The FAA’s existing framework for operating hobby and recreational drones is already more permissive than many countries — but that framework depends in part on the implicit argument that most operators are responsible and self-regulating.
600 violations in a single tournament, at one of the most high-profile enforcement operations in FAA history, makes that argument hard to sustain.
The 2028 Olympics in Los Angeles are less than two years away. If the World Cup enforcement figures are used as a benchmark, the case for tightening permanent restrictions around major events, expanding no-fly zones or pushing for mandatory remote ID enforcement on a wider scale becomes considerably stronger.
Remote ID, which requires drones to broadcast identification and location data in real-time, is already a legal requirement for most operators under FAA rules that went into effect in 2023, but enforcement has been patchy. The World Cup violations and seizures give regulators plenty of ammunition to push for something far more robust.
There is also a wider reputational cost.
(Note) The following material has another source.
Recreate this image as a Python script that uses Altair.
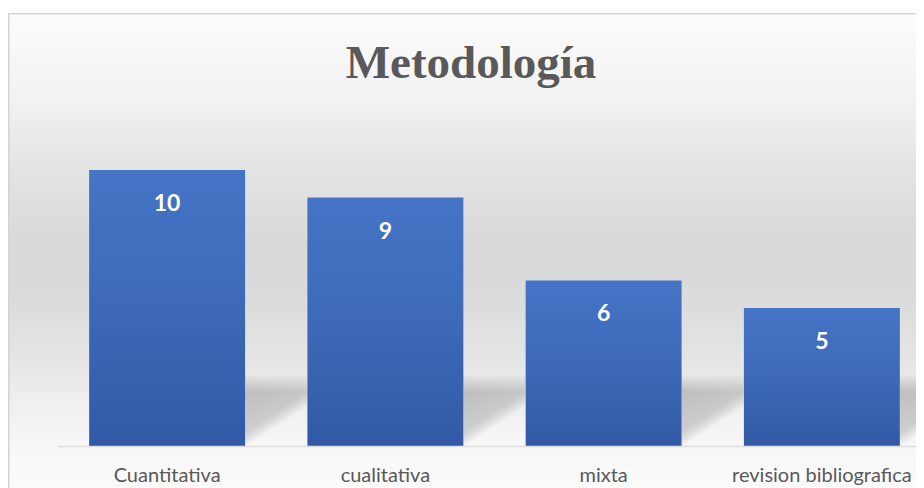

Drone manufacturers, industry advocates and responsible hobby pilots have spent years arguing that civilian drone use is a legitimate, low-risk activity that warrants a light-touch regulatory environment.
Any drone user who has ignored a well-known no-fly zone during this tournament has given opponents of that argument exactly the evidence they needed, and if the regulatory response over the next few years turns out to be tougher than most drone enthusiasts want, it will be hard to argue that it wasn’t, at least in part, deserved.
As the World Cup moves into the quarter-finals, we will be watching to see if the flight restriction violations continue.